When it comes to investing in real estate, the savvy investor knows that there are many avenues you can take. You can go the sweat-it-out route of being a landlord and spending all your spare time making improvements to homes that you don’t live in; or you can choose to bundle your investment with those of other investors and invest in MICs. Of course, there’s been such a sudden emergence of so many MICs that it essentially splits up the dividends even more while shortening the supply, greatly lowering the attraction of these types of investments.
And then there are REITs – packages that are a lot like MICs but are traded on the stock market. Not only does the TSX alone greatly up the risk factor the investor is taking on, but they’re also becoming less and less popular with investors as time marches on.
REITs have taken a beating in the last year. Last year REITs accounted for 48.2 per cent of the $14.8 billion spent on commercial real estate, but they’ve taken a serious plunge within that time. This year they account for only 29.3 per cent of the $14.7 billion commercial investments being made.
The reason for the sudden, and significant, drop is due primarily to the fact that investors are becoming increasingly worried about rising interest rates.

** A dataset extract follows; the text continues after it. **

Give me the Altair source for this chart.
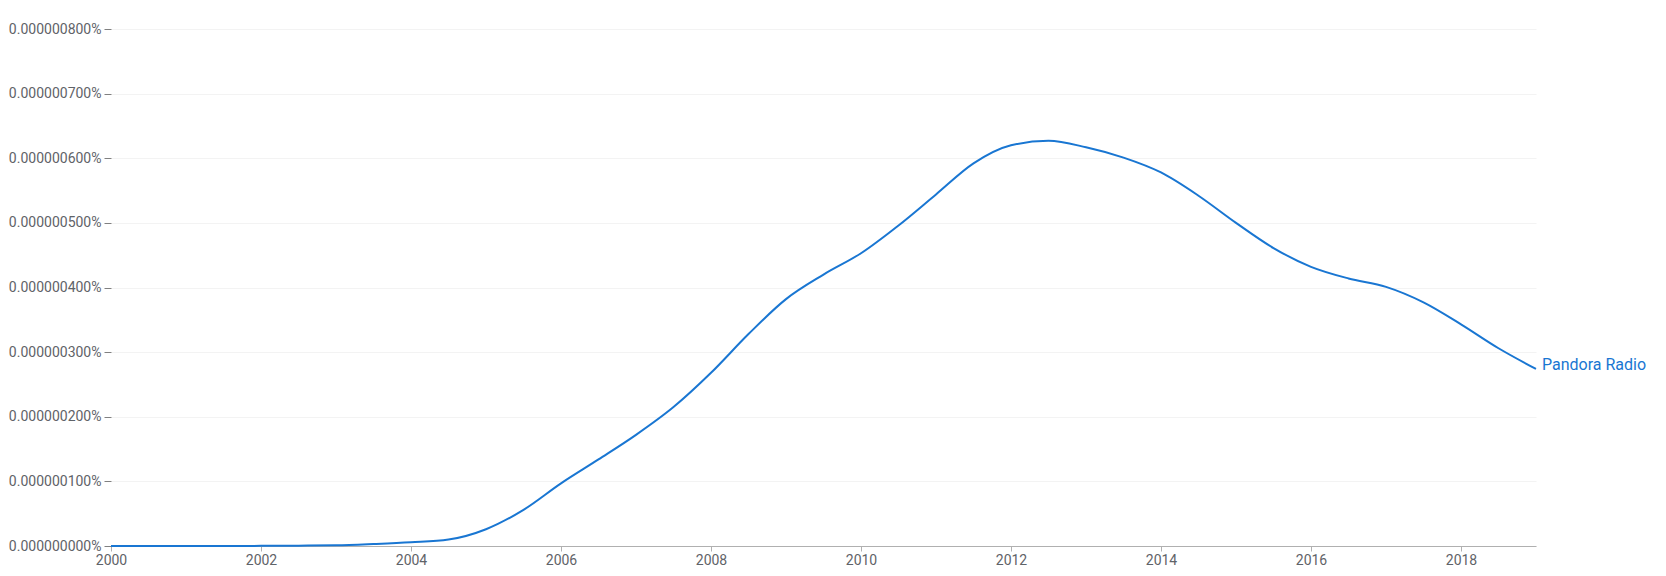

With yields on the 10-year government of Canada bonds rising from 1.75 per cent to above 2.5 per cent this past May, the concern is that this will have a huge impact on REIT mortgage costs in the future. Those increasing interest rates also means more competition for investors looking for the best yields.
Throughout the grimness there are of course some analysts that still see that opportunity knocking just a little farther down the road. However realists know that the hay-day of REITs is most likely over, and more are turning to investing in private mortgages to gain back those yields.
This is primarily because private mortgage investments have nothing to do with government of Canada bonds. Those bond rates can increase or decrease, and it has no effect on the mortgage investment. The only thing that will impact that investment is the credit-worthiness of the borrower; and that’s always backed up by collateral in the form of property.
This latest news isn’t necessarily bad for investors, but it does signal a shift that’s happening in the type of investments they seek. With MICs, you need to be worried about the popularity of them, and simply whether or not you’ll see the returns you’re looking for with so many other investors taking a piece of the pie. And with REITs you need to worry about rising rates that take even more of that yield out of your pocket. With private mortgage investments though, you simply need to make that investment and wait for your return. No matter what rates or doing, or how many other people are doing it.